Категорически не приемля исследовательского (как бы «следовательского») начала в отношении к поэту в частности и к поэзии вообще, Кузьминский всё же намечает генезис рассматриваемого автора. Так, устанавливая генеалогию поэтики зрелого Аронзона, он называет Пушкина, Хлебникова и Заболоцкого[644], а также Красовицкого [АГЛ 1: 59]. В отступлении, помещенном в середине подборки поэта в АГЛ и названном «Между Бродским и Эрлем», Кузьминский говорит:
Аронзон <…> полностью порвав с «ахматовской школой», перешел к Хлебникову и Заболоцкому. // только здесь проявился настоящий Аронзон. «Акмеистская» закваска ему не помешала, как, скажем, и В. Нарбуту.
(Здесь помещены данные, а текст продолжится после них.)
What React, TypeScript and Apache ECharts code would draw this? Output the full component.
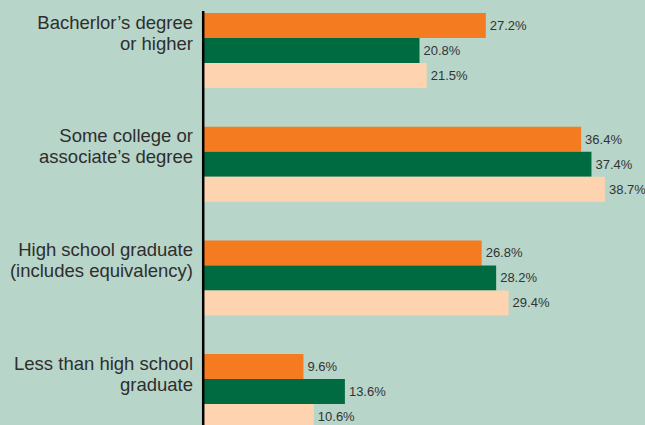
import React, { useEffect, useRef } from "react";
import * as echarts from "echarts";

const categories = [
  "Bacherlor’s degree\nor higher",
  "Some college or\nassociate’s degree",
  "High school graduate\n(includes equivalency)",
  "Less than high school\ngraduate",
];
const seriesNames = ["Group A", "Group B", "Group C"];
const orangeValues = [27.2, 36.4, 26.8, 9.6];
const greenValues = [20.8, 37.4, 28.2, 13.6];
const peachValues = [21.5, 38.7, 29.4, 10.6];
const colors = ["#F47B20", "#006A40", "#FED3B0"];

const SHIFT = 20; // the canvas starts above the page so bands can extend past the top

export default function App() {
  const ref = useRef<HTMLDivElement>(null);
  useEffect(() => {
    if (!ref.current) return;
    const chart = echarts.init(ref.current, undefined, { renderer: "svg" });
    const values = [orangeValues, greenValues, peachValues];
    chart.setOption({
      animation: false,
      backgroundColor: "#B8D5C9",
      grid: { left: 204, top: SHIFT - 6.3, width: 414.4, height: 454.7, containLabel: false },
      xAxis: {
        type: "value",
        min: 0,
        max: 40,
        show: false,
      },
      yAxis: {
        type: "category",
        data: categories,
        inverse: true,
        axisLine: { show: false },
        axisTick: { show: false },
        splitLine: { show: false },
        axisLabel: {
          margin: 11,
          align: "right",
          formatter: (v: string) =>
            v
              .split("\n")
              .map((l) => "{t|" + l + "}")
              .join("\n") + "\n{s| }",
          rich: {
            t: {
              fontFamily: "Liberation Sans, Arial, sans-serif",
              fontSize: 18.5,
              color: "#2E2E2E",
              lineHeight: 21,
              align: "right",
            },
            s: { fontSize: 10, lineHeight: 36 },
          },
        },
      },
      graphic: [
        {
          type: "line",
          shape: { x1: 203.2, y1: SHIFT + 11, x2: 203.2, y2: SHIFT + 460 },
          style: { stroke: "#000000", lineWidth: 2.5 },
          z: 100,
        },
      ],
      series: values.map((v, i) => ({
        type: "bar",
        name: seriesNames[i],
        data: v,
        barWidth: 25,
        barGap: "0%",
        itemStyle: { color: colors[i] },
        label: {
          show: true,
          position: "right",
          distance: 4,
          formatter: (p: any) => p.value.toFixed(1) + "%",
          fontFamily: "Liberation Sans, Arial, sans-serif",
          fontSize: 13,
          color: "#333333",
        },
      })),
    });
    return () => chart.dispose();
  }, []);
  return (
    <div
      ref={ref}
      style={{ position: "fixed", left: 0, top: -SHIFT, width: 645, height: 425 + SHIFT + 40 }}
    />
  );
}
Кто там на кого влиял – уже не спросишь (особенно у Иосифа). Но с 1965 г. Аронзон связан уже – с «неообериутской» школой в лице Эрля, Миронова, Альтшулера, Галецкого и иже. [АГЛ 4А: 98, курсив мой. – П. К.]
Аронзон <…> полностью порвав с «ахматовской школой»,
«Перешел» – от чего-то к чему-то, фиксирует публикатор, даже не столько путая процесс с результативным мигом, сколько пренебрегая становлением. Вопрос «как перешел?» Кузьминский и не ставит. Теперь можно говорить, что принцип Вл. Эрля, воплощенный в издании собрания произведений Аронзона, являет собой установку на становление той новой поэтики, которую заметили многие, но не многие смогли описать.
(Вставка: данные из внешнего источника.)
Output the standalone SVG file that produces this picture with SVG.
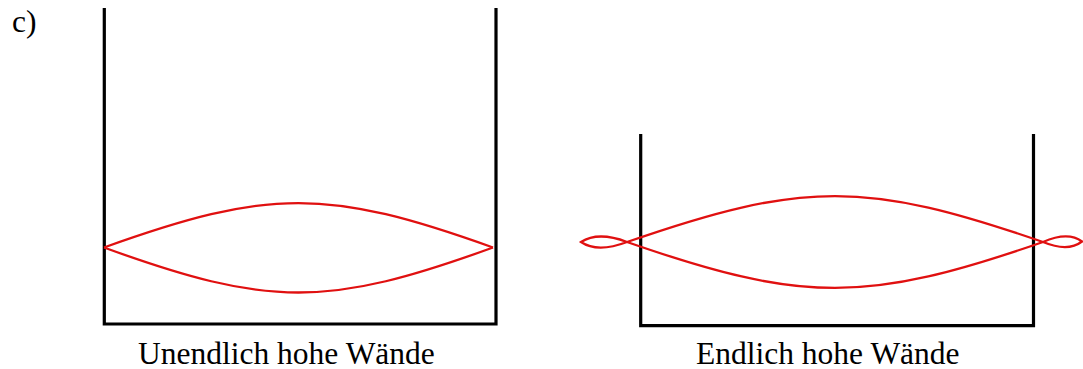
<svg xmlns="http://www.w3.org/2000/svg" width="1083" height="369" viewBox="0 0 1083 369">
<style>
.wall{fill:none;stroke:#000;stroke-width:3.2;stroke-linejoin:miter}
.wave{fill:none;stroke:#e01010;stroke-width:2.3}
.lbl{font-family:"Liberation Serif","Times New Roman",serif;font-size:31.5px;fill:#000}
</style>
<rect width="1083" height="369" fill="#fff"/>
<text class="lbl" x="12" y="32">c)</text>
<g id="box-infinite">
<path class="wall" d="M104.3,8 V324 H496 V8"/>
<path class="wave" d="M104,247.5 C269.1,188.2 327.9,188.2 493,247.5"/>
<path class="wave" d="M104,247.5 C269.1,307.5 327.9,307.5 493,247.5"/>
<text class="lbl" x="138" y="364">Unendlich hohe Wände</text>
</g>
<g id="box-finite">
<path class="wall" d="M640.7,134 V325.7 H1033.5 V134"/>
<path class="wave" d="M627,242 C803.6,180.7 866.4,180.7 1043,242"/>
<path class="wave" d="M627,242 C803.6,303.3 866.4,303.3 1043,242"/>
<path class="wave" d="M627,242 C606,250 592,249.5 581,242 C592,235 606,234 627,242"/>
<path class="wave" d="M1043,242 C1060,234.6 1073,234.8 1082,241.5 C1073,248.5 1060,249 1043,242"/>
<text class="lbl" x="696" y="364">Endlich hohe Wände</text>
</g>
</svg>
Такое «описание поэтики», которое мыслится Кузьминским как определение границ – «ахматовская школа», «неообэриутская школа», «филологическая школа» и т. д., – с точки зрения составителя АГЛ, еще приемлемо: не привнося ничего неожиданного, оно не несет утрату новизны, свежести. Но как только речь заходит о медленности постижения, Кузьминский настораживается – не привнесено ли в восприятие поэзии рациональное начало, которое может не только обесценить подвижничество поэтов, но и понизить энергию, исходящую от стихов, так необходимую для движения дальше, для «новых путей слова». Ведь сам публикатор не упускает из виду, что он тоже принадлежит к содружеству «непризнанных гениев», что создаваемый совместно текст находится в постоянном становлении (in progress).
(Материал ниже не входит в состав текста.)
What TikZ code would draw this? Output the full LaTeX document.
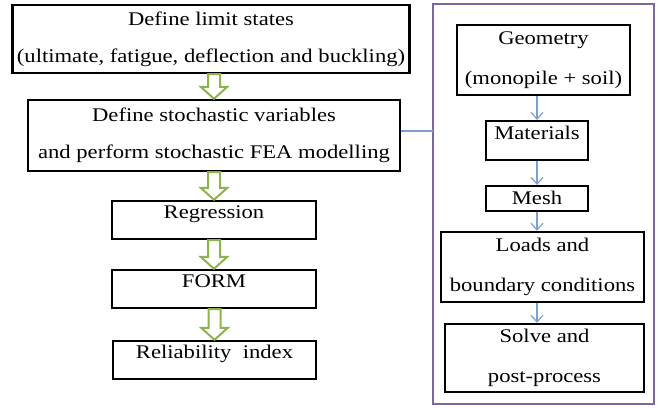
\documentclass[tikz,border=0pt]{standalone}
\usepackage{fontspec}
\setmainfont{Liberation Serif}[FakeStretch=1.17]
\usetikzlibrary{arrows.meta,calc,positioning}
\definecolor{leafgreen}{HTML}{8DB34F}
\definecolor{paleblue}{HTML}{7BA0D0}
\definecolor{framepurple}{HTML}{8064A2}

% hollow block arrow from the bottom of #1 down to the top of #2
\newcommand{\hollowarrow}[2]{%
  \draw[hollow] let \p1=(#1.south), \p2=(#2.north) in
    (\x2-4.5pt,\y1) -- (\x2+4.5pt,\y1) -- (\x2+4.5pt,\y2+9pt) -- (\x2+10pt,\y2+9pt)
    -- (\x2,\y2) -- (\x2-10pt,\y2+9pt) -- (\x2-4.5pt,\y2+9pt) -- cycle;}

\begin{document}
\begin{tikzpicture}
    [x=0.75pt,y=-0.75pt,
      stepbox/.style={draw,line width=1.8pt,rectangle,align=center,
        font=\fontsize{14.5}{27.5}\selectfont},
      widerows/.style={stepbox,font=\fontsize{14.5}{30}\selectfont},
      onerow/.style={stepbox,text height=10.5pt,text depth=#1,inner ysep=3pt},
      hollow/.style={draw=leafgreen,fill=white,line width=1.5pt,line join=miter},
      thin/.style={draw=paleblue,line width=0.9pt},
      thinarrow/.style={thin,-{Straight Barb[length=5pt,width=9pt]}}
    ]
    \useasboundingbox (0,0) rectangle (665,409);

    % left column
    \node [stepbox,minimum width=295.5pt,minimum height=51pt] (limits) at (211,39)
      {Define limit states\\(ultimate, fatigue, deflection and buckling)};
    \node [stepbox,minimum width=279pt,minimum height=53.25pt] (stochastic) at (214,135.5)
      {Define stochastic variables\\and perform stochastic FEA modelling};
    \node [onerow=12pt,minimum width=153pt] (regression) at (214,220) {Regression};
    \node [onerow=12pt,minimum width=153pt] (form) at (214,289) {FORM};
    \node [onerow=12pt,minimum width=152pt] (reliability) at (214.5,360) {Reliability\ \ index};

    \hollowarrow{limits}{stochastic}
    \hollowarrow{stochastic}{regression}
    \hollowarrow{regression}{form}
    \hollowarrow{form}{reliability}

    % FEA frame
    \draw [framepurple,line width=2pt] (433,4) rectangle (654,404);
    \coordinate (frameleft) at (433,131);
    \draw [thin] (stochastic.east |- frameleft) -- (frameleft);

    \node [widerows,minimum width=129.75pt,minimum height=52.5pt] (geometry) at (543.5,60)
      {Geometry\\(monopile + soil)};
    \node [onerow=12.5pt,minimum width=76.5pt] (materials) at (537,140.5) {Materials};
    \node [onerow=2pt,minimum width=76.5pt] (mesh) at (537,198.5) {Mesh};
    \node [widerows,minimum width=152.25pt,minimum height=52.5pt] (loads) at (542.5,267)
      {Loads and\\boundary conditions};
    \node [widerows,minimum width=149.25pt,minimum height=51pt] (solve) at (544.5,358)
      {Solve and\\post-process};

    \draw [thinarrow] (geometry.south -| materials.north) -- (materials.north);
    \draw [thinarrow] (materials.south) -- (mesh.north);
    \draw [thinarrow] (mesh.south) -- (mesh.south |- loads.north);
    \draw [thinarrow] (loads.south -| mesh.south) -- (mesh.south |- solve.north);
\end{tikzpicture}
\end{document}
По мысли Кузьминского – правда, прямо нигде не высказываемой, – поэты за рождение красоты платят по самой высокой цене. И не высказано это прямо во многом потому, что Кузьминский в основном избегает пафоса, предпочитая снижать градус трагического особым стилем, подчеркивающим авторскую ангажированность. И вместе с тем автор создает образ себя, причастного к этой разношерстной, не всегда пристойной действительности, из которой трудно, с усилием произрастает поэзия.